Christophe Honoré, 2008 (France)
Inspirée de La princesse de Clèves de Madame de La Fayette (paru pour la première fois en 1678), la nouvelle réalisation de Christophe Honoré reste pénétrée de sa précédente réussite, Les chansons d’amour (2007). Transposée dans un lycée du XVIe arrondissement parisien (le lycée Molière, que l’on suppose à mille lieux du collège Dolto dans le XXe vu dans Entre les murs de Laurent Cantet, sorti une semaine après La belle personne), point de princesse ni de duc, simplement Junie, jolie et évanescente élève, et son professeur d’italien Nemours qui hésitent longtemps avant de s’engager dans une relation amoureuse forcément vouée à l’échec.
UNE JEUNESSE IDÉALISÉE
En dépit de relations homosexuelles entre adolescents un peu forcées (la chair est-elle si présente dans les lycées…), en dépit d’une allure romantique excessive (tous ont des tignasses soufflées par le vent), les personnages sont attachants. La blanche Léa Seydoux (Junie) est convaincante et autour d’elle gravitent des acteurs qui nous plaisent, Grégoire Leprince-Ringuet (Otto), plus encore Louis Garrel (Nemours), et des plus petits rôles comme celui de Clotilde Hesme (la documentaliste) ou de Chiara Mastroianni (une femme dans un café à laquelle est identifiée Junie, un regard échangé et une musique passée dans un vieux jukebox les lient). La préciosité de certaines répliques n’est pas non plus sans nous séduire (« Quand Marie dit à Nemours : « J’ai comme une très grande douleur de vous quitter, monsieur », ça ne vient pas de Mme de Lafayette, mais d’une réplique que j’adore dans Lola, le film de Jacques Demy [1961]… » explique Honoré dans un entretien riche en informations publié par Télérama).
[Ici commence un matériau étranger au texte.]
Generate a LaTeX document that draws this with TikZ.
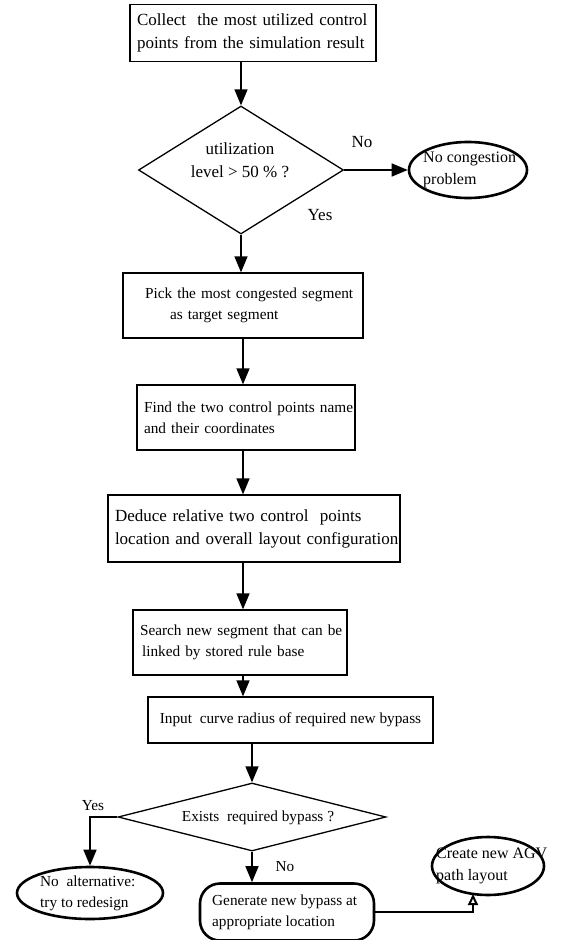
\documentclass[tikz,border=0pt]{standalone}
\usepackage{fontspec}
\setmainfont{Liberation Serif}
\usetikzlibrary{shapes.geometric,arrows.meta}
\begin{document}
\begin{tikzpicture}[x=1pt,y=-1pt,
  every node/.style={font=\fontsize{15.3}{21}\selectfont},
  big/.style={font=\fontsize{17}{23}\selectfont},
  mid/.style={font=\fontsize{16}{22}\selectfont},
  box/.style={draw, line width=1.3pt, inner xsep=7pt, inner ysep=0pt, align=left},
  dia/.style={draw, diamond, line width=1.3pt, inner sep=0pt},
  oval/.style={draw, ellipse, line width=2.6pt, inner sep=0pt},
  rbox/.style={draw, rounded corners=20pt, line width=2.6pt, inner sep=0pt},
  txt/.style={inner sep=0pt, align=left},
  arr/.style={line width=1.5pt, -{Triangle[length=16pt,width=13pt]}},
  oarr/.style={line width=1.5pt, -{Triangle[open,length=11pt,width=10pt,line width=2pt]}},
  lbl/.style={inner sep=0pt}
]
\useasboundingbox (0,0) rectangle (570,940);

% process boxes
\node[box, big, minimum width=246pt, minimum height=57pt, text width=232pt] (b1) at (253,33)
  {\mbox{Collect\ \ the most utilized control}\\\mbox{points from the simulation result}};
\node[dia, minimum width=205pt, minimum height=128pt] (d1) at (241,170) {};
\node[txt, big, align=center] (d1t) at (240,160) {utilization\\level > 50 \% ?};
\node[oval, minimum width=118pt, minimum height=56pt] (e1) at (468,170) {};
\node[txt, mid, anchor=west] (e1t) at (423,170) {No congestion\\problem};

\node[box, minimum width=240pt, minimum height=65pt, text width=226pt] (b2) at (243,305.5)
  {\mbox{\hspace*{15pt}Pick the most congested segment}\\\mbox{\hspace*{40pt}as target segment}};
\node[box, minimum width=218pt, minimum height=65pt, text width=204pt] (b3) at (246,417.5)
  {\mbox{Find the two control points name}\\\mbox{and their coordinates}};
\node[box, big, minimum width=292pt, minimum height=67pt, text width=278pt] (b4) at (254,528.5)
  {\mbox{Deduce relative two control\ \ points}\\\mbox{location and overall layout configuration}};
\node[box, minimum width=214pt, minimum height=65pt, text width=200pt] (b5) at (240,642.5)
  {\mbox{Search new segment that can be}\\\mbox{\hspace*{2pt}linked by stored rule base}};
\node[box, minimum width=285pt, minimum height=46pt, align=center] (b6) at (290.5,720)
  {Input\ \ curve radius of required new bypass};

\node[dia, minimum width=268pt, minimum height=68pt] (d2) at (252,817) {};
\node[txt] (d2t) at (258,818) {Exists\ \ required bypass ?};

\node[oval, minimum width=146pt, minimum height=52pt] (e2) at (90,893) {};
\node[txt, anchor=west] (e2t) at (40,893) {No\ \ alternative:\\try to redesign};

\node[rbox, minimum width=174pt, minimum height=57pt] (gen) at (287,912) {};
\node[txt, anchor=west] (gent) at (212,912) {Generate new bypass at\\appropriate location};

\node[oval, minimum width=112pt, minimum height=58pt] (e3) at (488,866) {};
\node[txt, mid, anchor=west] (e3t) at (436,866) {Create new AGV\\path layout};

% labels
\node[lbl, big] (no1) at (362,142) {No};
\node[lbl, big] (yes1) at (320,215) {Yes};
\node[lbl] (yes2) at (93,806) {Yes};
\node[lbl] (no2) at (285,867) {No};

% connectors
\draw[arr] (b1.south -| d1.north) -- (d1.north);
\draw[arr] (d1.east) -- (e1.west);
\draw[arr] (d1.south) -- (d1.south |- b2.north);
\draw[arr] (b2.south) -- (b2.south |- b3.north);
\draw[arr] (b3.south -| b2.south) -- (b2.south |- b4.north);
\draw[arr] (b4.south -| b2.south) -- (b2.south |- b5.north);
\draw[arr] (b5.south -| b2.south) -- (b2.south |- b6.north);
\draw[arr] (b6.south -| d2.north) -- (d2.north);
\draw[arr] (d2.west) -| (e2.north);
\draw[arr] (d2.south) -- (d2.south |- gen.north);
\coordinate (e3in) at (473,894);
\draw[oarr] (gen.east) -| (e3in);
\end{tikzpicture}
\end{document}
UNE RÉALISATION RENOUVELÉE
Isabelle Regnier dans Le Monde évoque pour parler des œuvres de Christophe Honoré d’« expériences de laboratoire » et c’est sûrement très vrai pour ce film-ci. Une seule chanson est interprétée comme si cette réalisation s’inscrivait dans le genre de la comédie musicale (une musique en off et le comédien chantant par dessus) et il est intéressant de noter que ce procédé, utilisé même ponctuellement, s’intègre parfaitement à la narration. Le spectateur n’en est pas dérangé et l’effet produit, bizarrement, ne paraît pas artificiel. C’est Grégoire Leprince-Ringuet qui chante un morceau écrit par Alex Beaupain (compositeur de la BO des Chansons d’amour). Si l’ambiance des Chansons d’amour n’a pas complètement quitté ce film, La belle personne s’en différencie par des tentatives cinématographiques diverses. Les images accélérées en est un autre exemple : la fuite rapide du temps accompagne le départ de Junie, comme si l’adolescence même était trop vite passée. Les gros plans, nombreux, essayent de saisir l’adolescent à la fois dans son mystère et dans son intimité sentimentale (les adultes, à l’exception de Louis Garrel, sont filmés « à distance »), mais aussi, à l’inverse des images accélérées, tentent de fixer cette jeunesse, de la retenir.
UN PARIS RÉTRACTÉ
Les déplacements qui se font dans Paris ont lieu entre les cours du lycée et dans un nombre de rues très limité. De plus, les acteurs de l’établissement scolaires sont presque les seuls piétons sur ces chemins. Alors que Le péril jeune de Cédric Klapisch (1995) multiplie les intérieurs (lycée, café, domiciles, chambres, squat), La belle personne nous montre un Paris confiné (le seul intérieur filmé en dehors du lycée est un café, lieu commun du cinéma Nouvelle Vague). Rien à voir non plus avec les distances parcourues, ni avec l’animation urbaine de Dans Paris (2006) et des Chansons d’amour. Plans plus rapprochés sur ses personnages et Paris resserré comme si Christophe Honoré se focalisait davantage sur ses sujets, comme s’il tentait d’atteindre par ce rapprochement physique une plus grande affinité sentimentale.
Dans Paris, Les chansons d’amour et La belle personne sont présentés comme les films d’une même trilogie sur l’amour, la jeunesse et Paris. Des trois, et malgré tout son charme, La belle personne apparaît comme le plus fade.